Composition, Color, and Clarity.

Photo viewers who know nothing else about an image (such as who or what the subject is, for instance) will respond to the image based only on these three criteria. Besides, if they don't recognize a subject, such as Mom, uncle George, or a Ferrarri F430, what else have they got to go on?

I wanted to discuss my thoughts on compositions first because I have always thought they carried the most weight. Next week I'll babble about what I look for in my compositions and try to explain a little bit about why I make the selections I make.

Now, about the images.

The first example above is not my own work. It's the web version of the 8mp image I printed for a friend showing the famous gooseneck of the Colorado River at Dead Horse Point. The second image is a DEEP crop from a 3mp image that has been Photoshop'd to the point of begging for mercy, but it still makes what I think is a nice web image. Mostly due to its unique composition. It would probably not make a very good print, even in the 8x10 size.

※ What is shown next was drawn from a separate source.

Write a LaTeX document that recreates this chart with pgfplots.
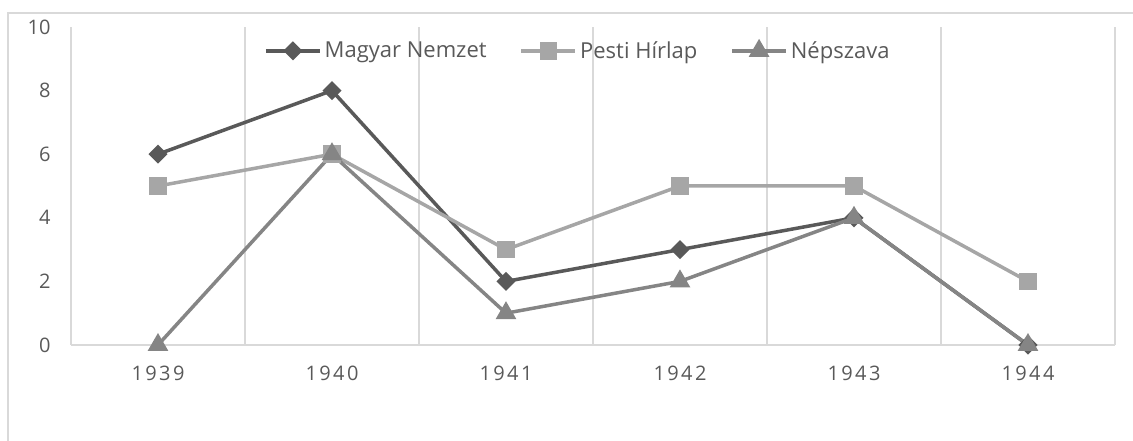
\documentclass[border=0pt]{standalone}
\usepackage{pgfplots}
\pgfplotsset{compat=1.18}
\usepackage{fontspec}
\setmainfont{Open Sans}
\newfontfamily\spacedfont[LetterSpace=12]{Open Sans}
\definecolor{mn}{HTML}{595959}
\definecolor{ph}{HTML}{A6A6A6}
\definecolor{np}{HTML}{858585}
\definecolor{gridc}{HTML}{D9D9D9}
\definecolor{txt}{HTML}{595959}
\begin{document}
\begin{tikzpicture}
\begin{axis}[
  scale only axis, width=1044pt, height=318pt,
  xmin=-0.5, xmax=5.5, ymin=0, ymax=10,
  clip=false,
  xtick={0,...,5},
  xticklabels={1939,1940,1941,1942,1943,1944},
  minor xtick={-0.5,0.5,...,5.5},
  xminorgrids,
  minor grid style={gridc, line width=1.3pt},
  ytick={0,2,...,10},
  axis line style={draw=none},
  major tick length=0pt, minor tick length=0pt,
  extra y ticks={0}, extra y tick labels={},
  extra y tick style={ymajorgrids=true, major grid style={gridc, line width=1.3pt}},
  /pgf/number format/assume math mode=true,
  yticklabel style={font=\fontsize{20}{22}\selectfont, text=txt, xshift=-17pt},
  xticklabel style={font=\fontsize{20}{22}\spacedfont, text=txt, yshift=-17pt},
  legend columns=3,
  legend style={draw=none, fill=none, at={(0.486,0.925)}, anchor=center,
    font=\fontsize{22}{24}\selectfont, text=txt,
    /tikz/every even column/.append style={column sep=30pt},
    nodes={inner sep=3pt}},
  legend image code/.code={\draw[mark repeat=2,mark phase=2,#1] plot coordinates {(0pt,0pt)(27pt,0pt)(54pt,0pt)};},
]
\addplot[mn, line width=3.5pt, mark=square*, mark size=5pt, mark options={rotate=45, solid}]
  coordinates {(0,6)(1,8)(2,2)(3,3)(4,4)(5,0)};
\addlegendentry{Magyar Nemzet}
\addplot[ph, line width=3.5pt, mark=square*, mark size=7pt, mark options={solid}]
  coordinates {(0,5)(1,6)(2,3)(3,5)(4,5)(5,2)};
\addlegendentry{Pesti Hírlap}
\addplot[np, line width=3.5pt, mark=triangle*, mark size=8.5pt, mark options={solid}]
  coordinates {(0,0)(1,6)(2,1)(3,2)(4,4)(5,0)};
\addlegendentry{Népszava}
\coordinate (O) at (rel axis cs:0,0);
\end{axis}
\draw[gridc, line width=1.3pt] ([shift={(-63pt,-110pt)}]O) -- ([shift={(-63pt,332pt)}]O) -- ([shift={(1080pt,332pt)}]O);
\pgfresetboundingbox
\path[use as bounding box] ([shift={(-71pt,-96pt)}]O) rectangle ([shift={(1062pt,345pt)}]O);
\end{tikzpicture}
\end{document}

(Incidentally, it was the first image that sold me on going out west to Utah with my friend last year. I mean, who could resist that?)

Monday, March 3, 2008


If you come from anywhere in the South, especially someplace in or around Louisiana, then you probably know what the Cajun Cooking Trinity is all about--Celery, Onions, and Bell Pepper. Yum-Yum.

I hail from south Arkansas, not 30 minutes from the Louisiana state line, so this vegetable trinity has been a constant throughout my life. I don't use many of the meat ingredients common to Cajun cuisine (shrimp, crawdads, blood sausage, etc...) but I do use the Trinity in a large number of the dishes I prepare. As far as I'm concerned, some things, soups and stews, for instance, just aren't done right unless these ingredients are in there. And if I don't I have them fresh, then I'm not afraid to use them dried. Doesn't matter, really, as long as they are in there.

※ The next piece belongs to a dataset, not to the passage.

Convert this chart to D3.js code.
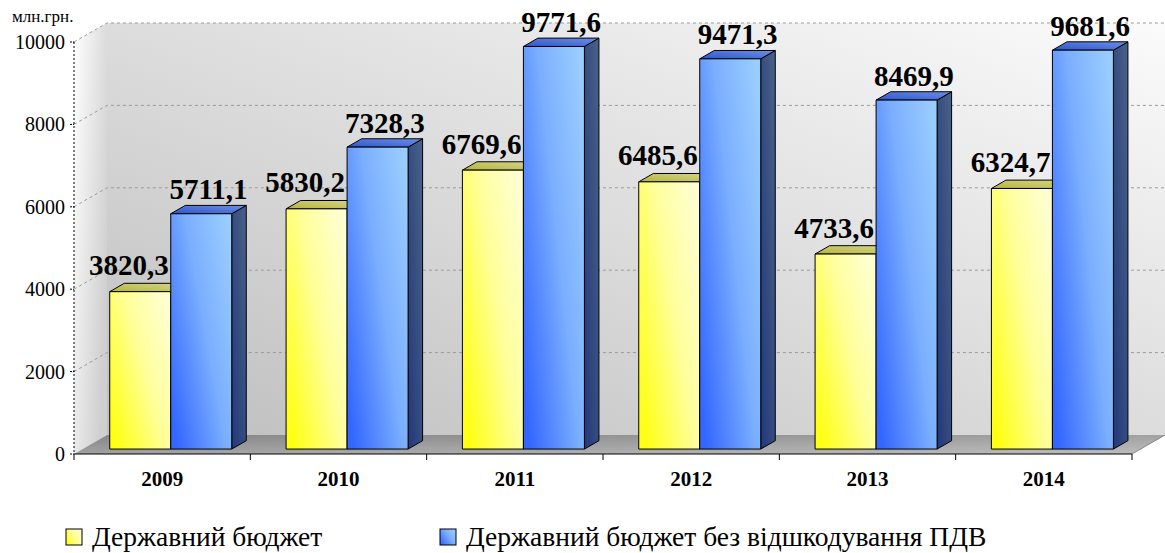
<!DOCTYPE html>
<html>
<head>
<meta charset="utf-8">
<script src="https://cdnjs.cloudflare.com/ajax/libs/d3/7.8.5/d3.min.js"></script>
<style>
  body { margin: 0; background: #fff; }
</style>
</head>
<body>
<div id="chart"></div>
<script>
// data
var years = ["2009", "2010", "2011", "2012", "2013", "2014"];
var seriesNames = ["Державний бюджет", "Державний бюджет без відшкодування ПДВ"];
var budget = [3820.3, 5830.2, 6769.6, 6485.6, 4733.6, 6324.7];
var budgetNoVat = [5711.1, 7328.3, 9771.6, 9471.3, 8469.9, 9681.6];
var yTicks = [0, 2000, 4000, 6000, 8000, 10000];
var unitLabel = "млн.грн.";

var width = 1165, height = 553;
var plotL = 74, plotR = 1132, plotB = 454, plotT = 42;
var depth = { x: 33, y: -19 };       // wall depth
var barFront = 0.26, barDepth = 0.44; // bar placement inside depth

var svg = d3.select("#chart").append("svg")
  .attr("width", width)
  .attr("height", height)
  .attr("font-family", "'Liberation Serif', 'Times New Roman', 'DejaVu Serif', serif");

var defs = svg.append("defs");
function grad(id, stops, x1, y1, x2, y2) {
  var g = defs.append("linearGradient").attr("id", id)
    .attr("x1", x1).attr("y1", y1).attr("x2", x2).attr("y2", y2);
  stops.forEach(function(s) {
    g.append("stop").attr("offset", s[0]).attr("stop-color", s[1]);
  });
}
grad("wallBack", [[0, "#bebebe"], [1, "#fbfbfb"]], 0, 1, 1, 0);
grad("wallSide", [[0, "#ffffff"], [1, "#cfcfcf"]], 0, 0, 1, 0.6);
grad("floor", [[0, "#868686"], [1, "#bdbdbd"]], 0, 0, 1, 1);
grad("yFront", [[0, "#ffff10"], [0.55, "#ffff99"], [1, "#ffffd2"]], 0, 0.85, 1, 0.15);
grad("bFront", [[0, "#3366ff"], [0.55, "#7aaeff"], [1, "#99ccff"]], 0, 0.85, 1, 0.15);
grad("yTop", [[0, "#b5b53c"], [1, "#d6d68c"]], 0, 1, 1, 0);
grad("bTop", [[0, "#2f55c8"], [1, "#6a90e8"]], 0, 1, 1, 0);
grad("bSide", [[0, "#22387a"], [1, "#4a6288"]], 0, 1, 1, 0);

var x = d3.scaleBand().domain(years).range([plotL, plotR]).paddingInner(0).paddingOuter(0);
var inner = d3.scaleBand().domain([0, 1]).range([0, 122]);
var y = d3.scaleLinear().domain([0, 10000]).range([plotB, plotT]);

// side wall
svg.append("path")
  .attr("d", d3.line()([[plotL, y(10000)], [plotL + depth.x, y(10000) + depth.y],
    [plotL + depth.x, plotB + depth.y], [plotL, plotB]]) + "Z")
  .attr("fill", "url(#wallSide)");
// back wall
svg.append("rect")
  .attr("x", plotL + depth.x).attr("y", y(10000) + depth.y)
  .attr("width", plotR - plotL).attr("height", plotB - y(10000))
  .attr("fill", "url(#wallBack)");

// gridlines
var grid = svg.append("g").attr("stroke", "#9a9a9a").attr("stroke-dasharray", "3,3").attr("fill", "none");
yTicks.filter(function(d) { return d > 0; }).forEach(function(v) {
  grid.append("path").attr("d", d3.line()([[plotL, y(v)], [plotL + depth.x, y(v) + depth.y],
    [plotR + depth.x, y(v) + depth.y]]));
});

// floor
svg.append("path")
  .attr("d", d3.line()([[plotL, plotB], [plotR, plotB], [plotR + depth.x, plotB + depth.y],
    [plotL + depth.x, plotB + depth.y]]) + "Z")
  .attr("fill", "url(#floor)");
svg.append("line")
  .attr("x1", plotR).attr("y1", plotB).attr("x2", plotR + depth.x).attr("y2", plotB + depth.y)
  .attr("stroke", "#888");

// bars
var ox = depth.x * barFront, oy = depth.y * barFront;
var dx = depth.x * barDepth, dy = depth.y * barDepth;
var series = [
  { name: seriesNames[0], values: budget, front: "url(#yFront)", top: "url(#yTop)", side: "#a0a030" },
  { name: seriesNames[1], values: budgetNoVat, front: "url(#bFront)", top: "url(#bTop)", side: "url(#bSide)" }
];
var barsG = svg.append("g").attr("stroke", "#000").attr("stroke-width", 1).attr("stroke-linejoin", "round");
years.forEach(function(yr, i) {
  series.forEach(function(s, k) {
    var x0 = x(yr) + (x.bandwidth() - 122) / 2 + inner(k) + ox;
    var x1 = x0 + inner.bandwidth();
    var yt = y(s.values[i]) + oy, yb = plotB + oy;
    barsG.append("path")
      .attr("d", d3.line()([[x1, yt], [x1 + dx, yt + dy], [x1 + dx, yb + dy], [x1, yb]]) + "Z")
      .attr("fill", s.side);
    barsG.append("path")
      .attr("d", d3.line()([[x0, yt], [x0 + dx, yt + dy], [x1 + dx, yt + dy], [x1, yt]]) + "Z")
      .attr("fill", s.top);
    barsG.append("rect")
      .attr("x", x0).attr("y", yt).attr("width", x1 - x0).attr("height", yb - yt)
      .attr("fill", s.front);
  });
});

// value labels
var fmt = function(v) { return v.toFixed(1).replace(".", ","); };
years.forEach(function(yr, i) {
  var xb = x(yr) + (x.bandwidth() - 122) / 2 + ox;
  svg.append("text")
    .attr("x", xb + inner(1) - 2)
    .attr("y", y(budget[i]) + oy + dy - 8)
    .attr("text-anchor", "end")
    .attr("font-size", 29).attr("font-weight", "bold")
    .text(fmt(budget[i]));
  svg.append("text")
    .attr("x", xb + inner(1) + inner.bandwidth() / 2 + dx / 2)
    .attr("y", y(budgetNoVat[i]) + oy + dy - 6)
    .attr("text-anchor", "middle")
    .attr("font-size", 29).attr("font-weight", "bold")
    .text(fmt(budgetNoVat[i]));
});

// y axis
svg.append("line")
  .attr("x1", plotL).attr("x2", plotL).attr("y1", y(10000)).attr("y2", plotB)
  .attr("stroke", "#000").attr("stroke-dasharray", "2,2");
var yAxis = svg.append("g");
yTicks.forEach(function(v) {
  yAxis.append("line").attr("x1", plotL - 4).attr("x2", plotL).attr("y1", y(v)).attr("y2", y(v))
    .attr("stroke", "#000").attr("stroke-dasharray", "2,1");
  yAxis.append("text").attr("x", plotL - 9).attr("y", y(v)).attr("dy", "0.35em")
    .attr("text-anchor", "end").attr("font-size", 20).text(v);
});
svg.append("text").attr("x", 12).attr("y", 22).attr("font-size", 17).text(unitLabel);

// x axis
svg.append("line").attr("x1", plotL).attr("x2", plotR).attr("y1", plotB).attr("y2", plotB)
  .attr("stroke", "#000");
d3.range(years.length + 1).forEach(function(i) {
  var xv = plotL + i * x.bandwidth();
  svg.append("line").attr("x1", xv).attr("x2", xv).attr("y1", plotB).attr("y2", plotB + 6)
    .attr("stroke", "#000");
});
years.forEach(function(yr) {
  svg.append("text").attr("x", x(yr) + x.bandwidth() / 2).attr("y", 486)
    .attr("text-anchor", "middle").attr("font-size", 21).attr("font-weight", "bold").text(yr);
});

// legend
var legendX = [66, 440];
var legendFill = ["url(#yFront)", "url(#bFront)"];
seriesNames.forEach(function(n, k) {
  svg.append("rect").attr("x", legendX[k]).attr("y", 529).attr("width", 16).attr("height", 16)
    .attr("fill", legendFill[k]).attr("stroke", "#000");
  svg.append("text").attr("x", legendX[k] + 26).attr("y", 546).attr("font-size", 27.5).text(n);
});
</script>
</body>
</html>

Today's post, however, isn't really about cooking with the beloved vegetable Trinity of Southern Louisiana, it's about my own Digital Image Processing Trinity--Composition, Color/Tone, and Sharpness.

I fell into using this triplet before I was even shooting digital, because this was the method I used for tweaking scans from slide film. Digital just made it easier, not to mention more fun.

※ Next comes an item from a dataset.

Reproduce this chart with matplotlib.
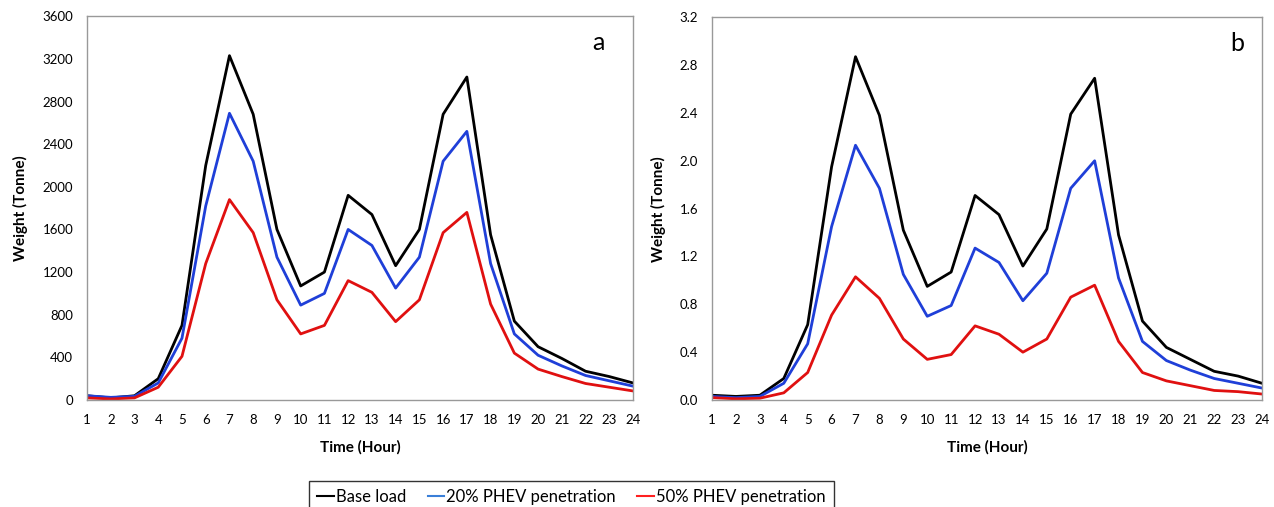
import numpy as np
import matplotlib
matplotlib.use('Agg')
import matplotlib.pyplot as plt

plt.rcParams['font.family'] = ['Lato', 'DejaVu Sans']

hours = list(range(1, 25))

# panel a (tonne)
base_a = [40, 20, 40, 200, 700, 2200, 3230, 2680, 1600, 1070, 1200, 1920,
          1740, 1260, 1600, 2680, 3030, 1550, 740, 500, 390, 270, 220, 160]
phev20_a = [40, 25, 35, 160, 580, 1820, 2690, 2240, 1340, 890, 1000, 1600,
            1450, 1050, 1340, 2240, 2520, 1280, 620, 420, 320, 230, 180, 130]
phev50_a = [20, 10, 20, 120, 410, 1280, 1880, 1570, 940, 620, 700, 1120,
            1010, 735, 940, 1570, 1760, 900, 440, 290, 220, 155, 120, 85]

# panel b (tonne)
base_b = [0.04, 0.03, 0.04, 0.18, 0.63, 1.95, 2.87, 2.38, 1.42, 0.95, 1.07, 1.71,
          1.55, 1.12, 1.43, 2.39, 2.69, 1.38, 0.66, 0.44, 0.34, 0.24, 0.20, 0.14]
phev20_b = [0.03, 0.02, 0.03, 0.14, 0.47, 1.45, 2.13, 1.77, 1.05, 0.70, 0.79, 1.27,
            1.15, 0.83, 1.06, 1.77, 2.00, 1.02, 0.49, 0.33, 0.25, 0.18, 0.14, 0.10]
phev50_b = [0.02, 0.01, 0.015, 0.06, 0.23, 0.71, 1.03, 0.85, 0.51, 0.34, 0.38, 0.62,
            0.55, 0.40, 0.51, 0.86, 0.96, 0.49, 0.23, 0.16, 0.12, 0.08, 0.07, 0.05]

series_names = ['Base load', '20% PHEV penetration', '50% PHEV penetration']
colors = ['#000000', '#1f3fd8', '#e01010']

fig = plt.figure(figsize=(12.74, 5.07), dpi=100)
ax1 = fig.add_axes([0.0683, 0.211, 0.4286, 0.757])
ax2 = fig.add_axes([0.5589, 0.211, 0.4317, 0.755])

panels = [
    (ax1, [base_a, phev20_a, phev50_a], 3600, 400, 'a', 0.936, lambda v: '%d' % v),
    (ax2, [base_b, phev20_b, phev50_b], 3.2, 0.4, 'b', 0.955, lambda v: '%.1f' % v),
]

for ax, data, ymax, step, tag, tx, fmt in panels:
    for vals, c, name in zip(data, colors, series_names):
        ax.plot(hours, vals, color=c, lw=2, label=name)
    ax.set_xlim(1, 24)
    ax.set_ylim(0, ymax)
    ax.set_xticks(hours)
    yt = np.arange(0, ymax + step / 2, step)
    ax.set_yticks(yt)
    ax.set_yticklabels([fmt(v) for v in yt])
    ax.tick_params(length=0, labelsize=9.5, pad=10)
    for s in ax.spines.values():
        s.set_color('#999999')
        s.set_linewidth(1)
    ax.set_xlabel('Time (Hour)', fontsize=11, fontweight='bold', labelpad=10)
    ax.set_ylabel('Weight (Tonne)', fontsize=11, fontweight='bold', labelpad=10)
    ax.text(tx, 0.932, tag, transform=ax.transAxes, fontsize=18, ha='center', va='center')

handles, labels = ax1.get_legend_handles_labels()
leg = fig.legend(handles, labels, loc='upper center', bbox_to_anchor=(0.4485, 0.068),
                 ncol=3, fontsize=12, frameon=True, fancybox=False, handlelength=1.0,
                 handletextpad=0.1, columnspacing=1.3, borderpad=0.5)
leg.get_frame().set_edgecolor('black')
leg.get_frame().set_linewidth(1)
for ln, c in zip(leg.get_lines(), ['#000000', '#3a7fd8', '#ff2020']):
    ln.set_linewidth(1.5)
    ln.set_color(c)

fig.savefig('out.png', dpi=100)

Over the past 10 years or so (it was about that long ago when I began working with digital scans) I have developed a good many techniques for image processing that not only suit my style, but please my senses as well. And if I'm not happy with an image, then no one else is ever gonna see it.

Starting next week I'll begin, in some detail, to break down the processes I go through with image making. Not that I feel I have anything new or better to say than anyone else, but just because it seems like a fun thing to do.

As for todays image, it's a real oldie. In fact, this was the shot that ended my use of film forever. back then I didn't know a thing about printing from a "pure" digital image. I was used to seeing at least some film grain, even in my smallest prints, but this image, born of a tiny digicam and printed from an aging HP printer changed all that. From 3.2mp the resulting 8x10 was amazing. Not that the image was that great, it's not, but the print was so colorful, so pure, so EASY. I had done it all by myself, and it was unlike anything I had ever created before. No more film for me.